Tina Turner has finally exorcised Ike Turner from her legacy
The most important takeaway from Tina, the new HBO documentary about Tina Turner, is that she’s one of the most dynamically talented entertainers to have ever done the thing. The footage of her performing through the decades is astounding. She’s an unstoppable spectacle, shimmying feverishly in glittering fringe and wailing into microphones with the force of a thunderstorm. “I saw her dancing, and that’s all I could look at,” Le’Jeune Fletcher, Turner’s former backup singer and dancer, says in the film, adding: “I was just so amazed at this woman.” So was Oprah Winfrey, who saw the star perform and thought, “Whatever that is, I want some of that,” as she tells the camera.
The fact that Turner is so preternaturally gifted is one of the many reasons it sucks that Ike Turner, the abusive partner who also launched her career, still factors so heavily into her story. That’s partly the case again in Tina, the new documentary. Their fraught relationship, Ike’s violence and manipulation, and the singer’s eventual escape dominate the first half of the film. But then Tina pivots to Turner’s triumphant second act. And by retelling her story again, probably for the last time, the 81-year-old is cementing her legacy on her own terms, getting the last word and putting the painful parts of her life to rest.
Turner’s traumas have been trotted out again and again over the decades. Looking to extricate her image from Ike’s, the singer gave a tell-all interview to People magazine in 1981, detailing the “torture” her domineering and insecure ex-husband inflicted on her during their 16-year-long relationship. In 1984, she topped the Billboard Hot 100 with "What's Love Got to Do with It" when she was in her mid-40s, becoming the oldest female artist to do so at the time. Turner was more successful than she’d ever been performing with Ike, yet the press constantly interrogated her about their relationship.
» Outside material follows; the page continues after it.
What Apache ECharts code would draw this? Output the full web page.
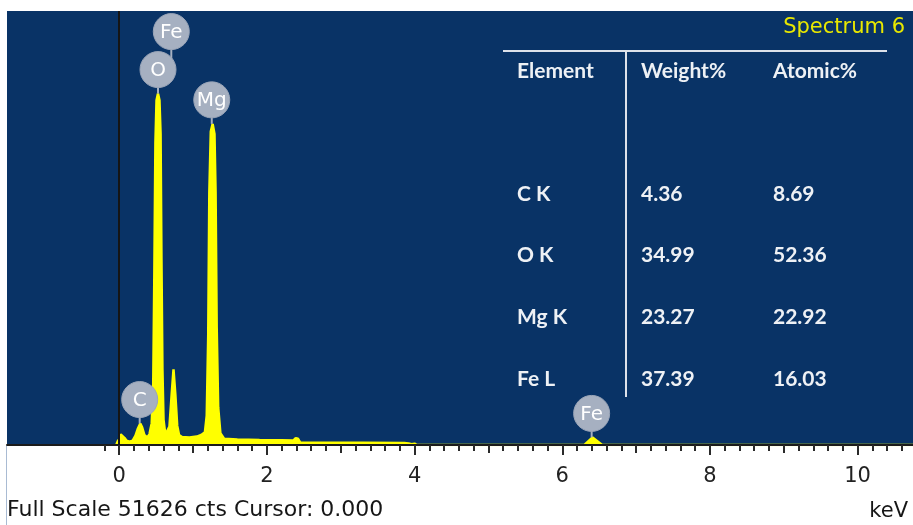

Turner tried to put the story to bed with her 1986 autobiography I, Tina, but instead of quelling the conversation, her transparency amplified it. That’s partly because other women were inspired to come forward with their own tales of abuse. “That story reached so many people who felt like they had to kind of keep their secrets locked away deep down,” says playwright Katori Hall in the documentary, who adapted Turner’s story into a 2019 Broadway musical. “It’s like a Pandora’s box.” Then there was also the 1993 film about Ike and Tina, What’s Love Got to Do With It, starring Angela Bassett as the singer and Laurence Fishburne as her abuser. Turner refused to play herself, not wanting to retread her past, but she still sang all the musical numbers.
In other words, not only did Turner live through a nightmare as a young woman, people never let her forget about it, no matter how hard she tried to distance herself from the painful memories. One of the saddest parts of the documentary, to me, was when Turner frankly states she's lived a bad life: “It wasn’t a good life. It was in some areas, but the goodness did not balance the bad.” That’s a hard notion to square with how much beauty, joy, and music the singer has contributed in her decades on this planet.
One of the exciting things about Tina is that the documentary spends ample time celebrating her triumphs in middle age, when female artists are still so often sidelined as they get older. When Turner recruited Roger Davies to be her manager in the 1980s, she told him she wanted to pack stadiums like the Rolling Stones. At the time, no female rock star of any age was doing that. But in 1988, Turner made it happen, packing 180,000 fans into a soccer stadium in Rio De Janeiro, breaking the Guinness record previously set by Frank Sinatra for the world's largest concert audience.
Turner's story made me think of the other young women who've lately, bravely, outed their famous and powerful abusers. On February 1, actor Evan Rachel Wood named rock musician Marilyn Manson as her abuser, accusing him of grooming her as a teenager and physically and emotionally torturing her for years. A deluge of women came forward with similar stories, including Game of Thrones actor Esmé Bianco, who said Manson sexually abused her and chased her with an axe. Last December, singer FKA twigs filed a lawsuit against her ex-boyfriend Shia LaBeouf, accusing him of "relentless abuse," including sexual battery and emotional manipulation, and said it was "a miracle" she survived him. Then there are all the women who've lately told the world that Armie Hammer psychologically and sexually abused them.
I wondered if these resilient, talented artists would be given sufficient space to heal from the horrors they endured. I wondered how long it would be before their work eclipsed their entanglement with a bad man in the public's psyche.
Turner overcame every obstacle in her undeniably challenging and tumultuous life, rising phoenix-like to become the sort of rock icon the world had never seen before. But it took decades for us to have this conversation about her legacy and focus on her triumphs rather than her tribulations. It's funny that the press labeled her ascent to superstardom after escaping Ike a "comeback." As Turner herself puts it in the film about her life, "Tina had never arrived. It was Tina's debut."